If every person who truly wanted to put an end to all that quit using email and switched to direct-to-desktop messaging, QMTP, for instance, all this crap would stop in a reasonable amount of time. And the argument that the average person online is afraid to try something new is a bunch of crap. Every time Windows comes out with an upgrade, the vast majority of Windows users run out to get it. Or every time there is a newer version of your favorite program, don't you try to get it as soon as possible?

To use an even more powerful analogy, although it is not about something online: don't we all wish we could afford a brand new car with all the comforts and gadgets? People want the latest technology and QMTP offers that. We who promote it just have to do a better job of convincing people of that fact.
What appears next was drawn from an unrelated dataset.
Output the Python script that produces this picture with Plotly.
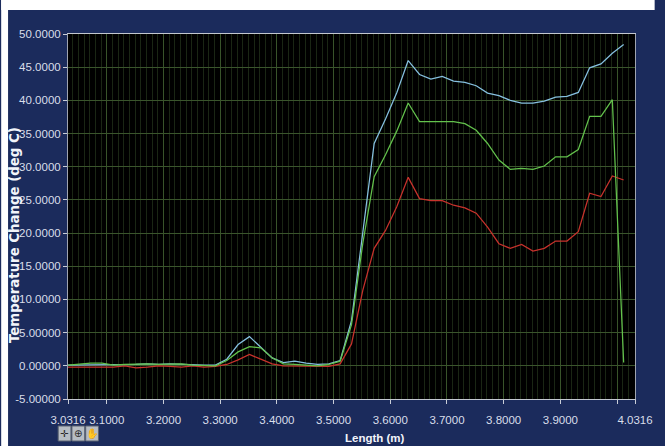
import plotly.graph_objects as go

# Sample positions along the bar (m)
length_m = [
    3.0316, 3.0516, 3.0716, 3.0916, 3.1116, 3.1316, 3.1516, 3.1716, 3.1916, 3.2116,
    3.2316, 3.2516, 3.2716, 3.2916, 3.3116, 3.3316, 3.3516, 3.3716, 3.3916, 3.4116,
    3.4316, 3.4516, 3.4716, 3.4916, 3.5116, 3.5316, 3.5516, 3.5716, 3.5916, 3.6116,
    3.6316, 3.6516, 3.6716, 3.6916, 3.7116, 3.7316, 3.7516, 3.7716, 3.7916, 3.8116,
    3.8316, 3.8516, 3.8716, 3.8916, 3.9116, 3.9316, 3.9516, 3.9716, 3.9916, 4.0116,
]

# Temperature change (deg C) for each channel
temp_blue = [
    0.1, 0.1, 0.2, 0.2, 0.1, 0.1, 0.2, 0.3, 0.2, 0.3,
    0.2, 0.2, 0.1, 0.1, 1.0, 3.2, 4.4, 2.8, 1.2, 0.5,
    0.7, 0.4, 0.2, 0.3, 0.8, 6.8, 20.4, 33.5, 37.2, 41.2,
    46.0, 43.9, 43.2, 43.6, 42.9, 42.7, 42.2, 41.1, 40.7, 40.0,
    39.6, 39.6, 39.9, 40.5, 40.6, 41.2, 44.9, 45.5, 47.1, 48.4,
]
temp_green = [
    0.1, 0.3, 0.4, 0.4, 0.1, 0.2, 0.3, 0.3, 0.2, 0.2,
    0.3, 0.1, 0.1, 0.0, 0.8, 2.1, 2.9, 2.7, 1.2, 0.3,
    0.2, 0.1, 0.0, 0.2, 0.7, 6.2, 18.5, 28.5, 31.8, 35.4,
    39.6, 36.8, 36.8, 36.9, 36.8, 36.5, 35.5, 33.5, 31.0, 29.6,
    29.75, 29.6, 30.1, 31.5, 31.5, 32.6, 37.6, 37.6, 40.1, 0.5,
]
temp_red = [
    -0.2, -0.2, -0.1, -0.1, -0.2, 0.0, -0.3, -0.2, 0.0, -0.1,
    -0.2, 0.0, -0.2, -0.1, 0.2, 0.9, 1.7, 1.0, 0.3, 0.0,
    0.0, -0.1, 0.0, -0.1, 0.3, 3.3, 11.4, 17.7, 20.4, 24.0,
    28.4, 25.2, 24.9, 24.9, 24.2, 23.8, 23.0, 20.9, 18.4, 17.7,
    18.3, 17.3, 17.7, 18.8, 18.8, 20.2, 26.0, 25.5, 28.6, 28.0,
]

# Axis ticks
x_tick_vals = [3.0316, 3.1, 3.2, 3.3, 3.4, 3.5, 3.6, 3.7, 3.8, 3.9, 4.0, 4.0316]
x_tick_text = ["3.0316", "3.1000", "3.2000", "3.3000", "3.4000", "3.5000",
               "3.6000", "3.7000", "3.8000", "3.9000", "", "4.0316"]
y_tick_vals = [-5, 0, 5, 10, 15, 20, 25, 30, 35, 40, 45, 50]
y_tick_text = ["-5.00000", "0.00000", "5.00000", "10.0000", "15.0000", "20.0000",
               "25.0000", "30.0000", "35.0000", "40.0000", "45.0000", "50.0000"]

W, H = 665, 446
PL, PR, PT, PB = 68, 645, 34, 399  # plot area in pixels

def px(x):
    return (x - PL) / (PR - PL)

def py(y):
    return (PB - y) / (PB - PT)

PANEL = "#1b2b5c"
TICK_FONT = dict(family="Liberation Sans, Arial, sans-serif", size=11.5, color="#d9deea")

fig = go.Figure()
fig.add_trace(go.Scatter(x=length_m, y=temp_red, mode="lines",
                         line=dict(color="#c8322c", width=1.25), name="Ch 3"))
fig.add_trace(go.Scatter(x=length_m, y=temp_blue, mode="lines",
                         line=dict(color="#86c0e0", width=1.25), name="Ch 1"))
fig.add_trace(go.Scatter(x=length_m, y=temp_green, mode="lines",
                         line=dict(color="#63c24c", width=1.25), name="Ch 2"))

shapes = [
    # white strips outside the graph panel
    dict(type="rect", xref="paper", yref="paper", x0=px(0), x1=px(W), y0=py(0), y1=py(10),
         fillcolor="white", line=dict(width=0), layer="below"),
    dict(type="rect", xref="paper", yref="paper", x0=px(0), x1=px(7), y0=py(0), y1=py(H),
         fillcolor="white", line=dict(width=0), layer="below"),
]

annotations = [
    dict(text="<b>Length (m)</b>", xref="paper", yref="paper", x=px(380), y=py(438),
         showarrow=False, font=dict(family="Liberation Sans, Arial, sans-serif",
                                    size=11.5, color="#f2f4fa"),
         xanchor="center", yanchor="middle"),
    dict(text="<b>Temperature Change (deg C)</b>", xref="paper", yref="paper",
         x=px(13), y=py(235), textangle=-90, showarrow=False,
         font=dict(family="DejaVu Sans, sans-serif", size=13.3, color="#f2f4fa"),
         xanchor="center", yanchor="middle"),
]

# graph palette buttons
for i, glyph in enumerate(["\u271b", "\u2295", "\u270b"]):
    x0 = 58 + i * 14
    shapes.append(dict(type="rect", xref="paper", yref="paper",
                       x0=px(x0), x1=px(x0 + 13), y0=py(441), y1=py(426),
                       fillcolor="#b7bdc4", line=dict(color="#5a6270", width=1)))
    annotations.append(dict(text=glyph, xref="paper", yref="paper",
                            x=px(x0 + 6.5), y=py(433.5), showarrow=False,
                            font=dict(family="DejaVu Sans, sans-serif", size=10, color="#2a2a2a"),
                            xanchor="center", yanchor="middle"))

fig.update_layout(
    width=W, height=H,
    margin=dict(l=PL, r=W - PR, t=PT, b=H - PB, pad=0),
    paper_bgcolor=PANEL,
    plot_bgcolor="#000000",
    showlegend=False,
    shapes=shapes,
    annotations=annotations,
    xaxis=dict(
        range=[3.0316, 4.0316],
        tickmode="array", tickvals=x_tick_vals, ticktext=x_tick_text,
        tickangle=0,
        ticks="outside", ticklen=4, tickcolor="#c9cdd8", tickwidth=1,
        ticklabelstandoff=6,
        tickfont=TICK_FONT,
        showgrid=True, gridcolor="#38532a", gridwidth=1,
        minor=dict(dtick=0.01, tick0=3.0, showgrid=True, gridcolor="#1a2614",
                   gridwidth=1, ticks=""),
        showline=True, linecolor="#c3c7d0", linewidth=1, mirror=True,
        zeroline=False,
    ),
    yaxis=dict(
        range=[-5, 50],
        tickmode="array", tickvals=y_tick_vals, ticktext=y_tick_text,
        ticks="outside", ticklen=4, tickcolor="#c9cdd8", tickwidth=1,
        tickfont=TICK_FONT,
        showgrid=True, gridcolor="#3a552c", gridwidth=1,
        showline=True, linecolor="#9fa4b0", linewidth=1, mirror=True,
        zeroline=False,
    ),
)

fig.write_html("out.html")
But the main reason I use and promote QMTP is that it is the safest way to communicate one-on-one. And direct-to-desktop publishing using Q is the safest, easiest and most effective way to communicate one-to-many. Remember, marketing is communication and you want to do it in a way that is safe and effective. For me, that means Q.

The problem in getting people to see the real value in switching from email to Q is that all of us who do business online are email addicts. Some of us have seen the truth of that and are now in recovery. The rest are in denial. For more in-depth discussion of email addiction, see my articles here.

One more thing just occurred to me. Perhaps we do make it a bit harder to subscribe to out newsletters. One reason for that is we want to make sure that the people who subscribe to our newsletters are really interested in what we have to offer. We want readers not just bodies on a list. Email marketers are only interested in how many email addresses they can collect, not in whether these people are really interested in what the publisher has to offer. By making it so easy to sign up for an email newsletter, you are encouraging a lot of the bad behavior that has tainted the value of email newsletters.

Talking about hoops, email publishers tend to have a tendency to make it hard for people to unsubscribe. Is that because they know how little they are doing to keep their readers? To unsubscribe from any kind of RSS feed, Q or otherwise, all it takes is one click in your RSS reader to delete the feed.